The Millennium Development Account (MIDA) has provided some selected female engineering students from six tertiary institutions with practical internships to empower them with the skills needed in the power industry.
In partnership with the Electricity Company of Ghana (ECG) and Energy Commission, the batch of 50 engineering students, drawn from the technical universities and institutes, were mentored for three months during their vacation.
This was made known at the closing ceremony for the first cohort of interns drawn from the Kwame Nkrumah University of Science and Technology, University of Mines and Technology (UMaT), Accra, Kumasi and Koforidua Technical Universities and the Akwatia Technical Institute.
MiDA, under its four–year Ghana Power Compact Internship and Mentoring Programme, is seeking to use part of the Compact Fund to address the gender imbalances by supporting women who have opted to read engineering at the tertiary levels.
Mr Kofi Boadi, an official from MIDA, said very few women were engaged in the power sector as engineers and so MIDA, under the programme, would ensure that for the next four years more than 300 female Science, Technology and Mathematics (STEM) students would benefit.

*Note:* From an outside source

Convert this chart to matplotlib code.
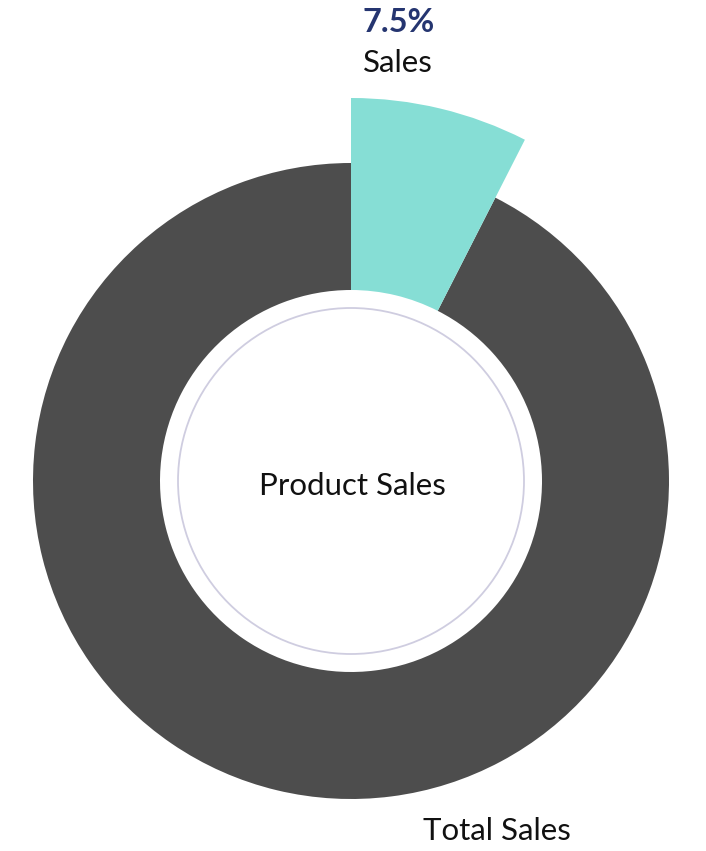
import matplotlib.pyplot as plt
from matplotlib.patches import Wedge, Circle

plt.rcParams['font.family'] = ['Lato', 'DejaVu Sans']

# Data
categories = ["Sales", "Total Sales"]
share = [7.5, 92.5]          # percent
center_label = "Product Sales"

# Geometry (pixels, figure is 706x851 at dpi 100)
cx, cy = 351, 481
r_outer = 318
r_inner = 191
r_pop = 383
r_line = 173

fig = plt.figure(figsize=(7.06, 8.51), dpi=100)
ax = fig.add_axes([0, 0, 1, 1])
ax.set_xlim(0, 706)
ax.set_ylim(0, 851)
ax.set_aspect("equal")
ax.axis("off")

# y flipped: draw with y up
yc = 851 - cy

sales_deg = share[0] / 100 * 360
# Dark ring (remainder)
ax.add_patch(Wedge((cx, yc), r_outer, 90, 90 - sales_deg + 360,
                   width=r_outer - r_inner, facecolor="#4d4d4d", edgecolor="none"))
# Sales slice, popped out
ax.add_patch(Wedge((cx, yc), r_pop, 90 - sales_deg, 90,
                   width=r_pop - r_inner, facecolor="#86ded5", edgecolor="none"))

# Thin inner circle
ax.add_patch(Circle((cx, yc), r_line, facecolor="white", edgecolor="#cfcde0", lw=1.3))

ax.text(cx + 1, yc - 5, center_label, ha="center", va="center", fontsize=22.5, color="#111111")

ax.text(399, 851 - 22, f"{share[0]}%", ha="center", va="center", fontsize=23.5,
        fontweight="bold", color="#253570")
ax.text(398, 851 - 63, categories[0], ha="center", va="center", fontsize=22.5, color="#111111")
ax.text(497, 851 - 831, categories[1], ha="center", va="center", fontsize=22.5, color="#111111")

plt.savefig("out.png", dpi=100)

He said apart from facilitating the practical attachment and supporting the interns with transportation and some allowances they would be carefully monitored to ensure that they had job placements in the energy sector.
Dr Cherub Antwi-Nsiah, the Director of Gender and Social Inclusion at MIDA, said the project was an intervention to support women to have the requisite technical know-how to be engaged in the energy sector.
She said the project sought to ensure that STEM students from the senior high schools would not deviate from the sciences or the engineering career and eventually help demystify the perception that engineering was a male domain.
Mrs Cynthia Amartey, the General Manager of Performance and Rewards at ECG, commended MIDA for the intervention and expressed the optimism that the internship and mentoring would motivate the girls and help them stay in the engineering field.
She expressed regret that each year the technical institutions graduated hundreds of female engineers, yet only a few stayed in the sector adding: “The ECG with its staff strength of more than 6,000 has only one female director in the engineering department.”
Vanessa Manya, a former Science and Maths Quiz participant, and now an engineering student of the Kwame Nkrumah University of Science and Technology, said: “The training was a real eye opener to the practical aspects of the theories we learnt in school”.